Faithfully return all lines, omitting every embedded picture.

- - -

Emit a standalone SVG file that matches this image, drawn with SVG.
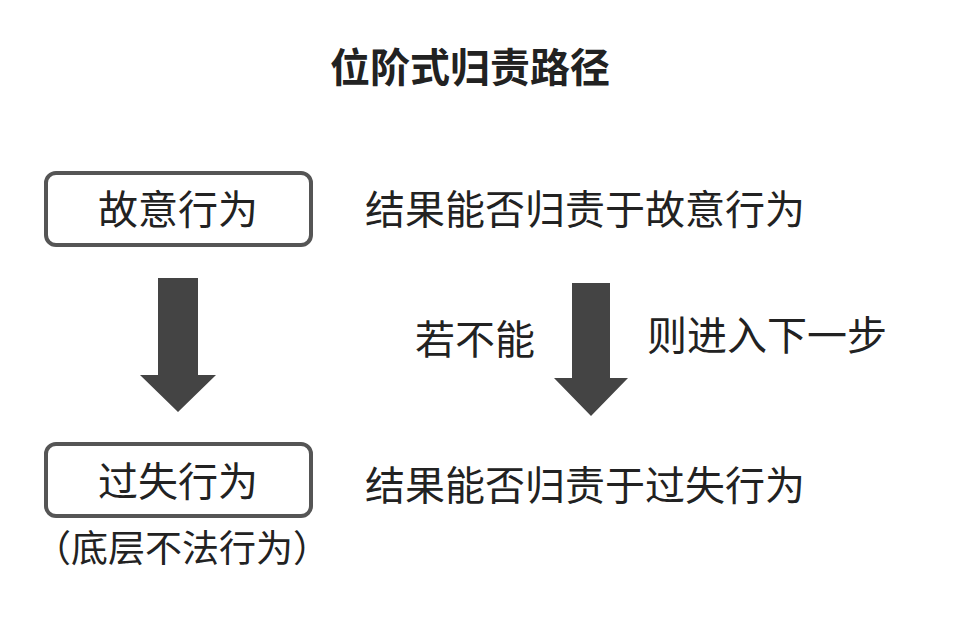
<svg xmlns="http://www.w3.org/2000/svg" width="960" height="620" viewBox="0 0 960 620">
<style>
text{font-family:"Noto Sans CJK SC","Noto Sans CJK JP",sans-serif;fill:#222;}
.t{font-size:40px;}
.box{fill:#fff;stroke:#555;stroke-width:4;}
.arr{fill:#444;}
</style>
<rect width="960" height="620" fill="#fff"/>
<text x="470" y="82" text-anchor="middle" style="font-size:40px;font-weight:bold">位阶式归责路径</text>
<g id="node1"><rect class="box" x="46" y="173" width="265" height="72" rx="10"/><text class="t" x="178" y="224" text-anchor="middle">故意行为</text></g>
<g id="q1"><text class="t" x="365" y="224">结果能否归责于故意行为</text></g>
<g id="node2"><rect class="box" x="46" y="444" width="265" height="72" rx="10"/><text class="t" x="178" y="496" text-anchor="middle">过失行为</text><text x="182" y="562" text-anchor="middle" style="font-size:37px">（底层不法行为）</text></g>
<g id="q2"><text class="t" x="365" y="500">结果能否归责于过失行为</text></g>
<g id="connectors">
<polygon class="arr" points="158,278 198,278 198,375 216,375 178,412 140,375 158,375"/>
<polygon class="arr" points="572,283 610,283 610,378 628,378 591,416 554,378 572,378"/>
<text class="t" x="475" y="354" text-anchor="middle">若不能</text>
<text class="t" x="767" y="350" text-anchor="middle">则进入下一步</text>
</g>
</svg>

- - -

▸ **WORKED SOLUTION**:
Emit a standalone SVG file that matches this image, drawn with SVG.
<svg xmlns="http://www.w3.org/2000/svg" width="960" height="620" viewBox="0 0 960 620">
<style>
text{font-family:"Noto Sans CJK SC","Noto Sans CJK JP",sans-serif;fill:#222;}
.t{font-size:40px;}
.box{fill:#fff;stroke:#555;stroke-width:4;}
.arr{fill:#444;}
</style>
<rect width="960" height="620" fill="#fff"/>
<text x="470" y="82" text-anchor="middle" style="font-size:40px;font-weight:bold">位阶式归责路径</text>
<g id="node1"><rect class="box" x="46" y="173" width="265" height="72" rx="10"/><text class="t" x="178" y="224" text-anchor="middle">故意行为</text></g>
<g id="q1"><text class="t" x="365" y="224">结果能否归责于故意行为</text></g>
<g id="node2"><rect class="box" x="46" y="444" width="265" height="72" rx="10"/><text class="t" x="178" y="496" text-anchor="middle">过失行为</text><text x="182" y="562" text-anchor="middle" style="font-size:37px">（底层不法行为）</text></g>
<g id="q2"><text class="t" x="365" y="500">结果能否归责于过失行为</text></g>
<g id="connectors">
<polygon class="arr" points="158,278 198,278 198,375 216,375 178,412 140,375 158,375"/>
<polygon class="arr" points="572,283 610,283 610,378 628,378 591,416 554,378 572,378"/>
<text class="t" x="475" y="354" text-anchor="middle">若不能</text>
<text class="t" x="767" y="350" text-anchor="middle">则进入下一步</text>
</g>
</svg>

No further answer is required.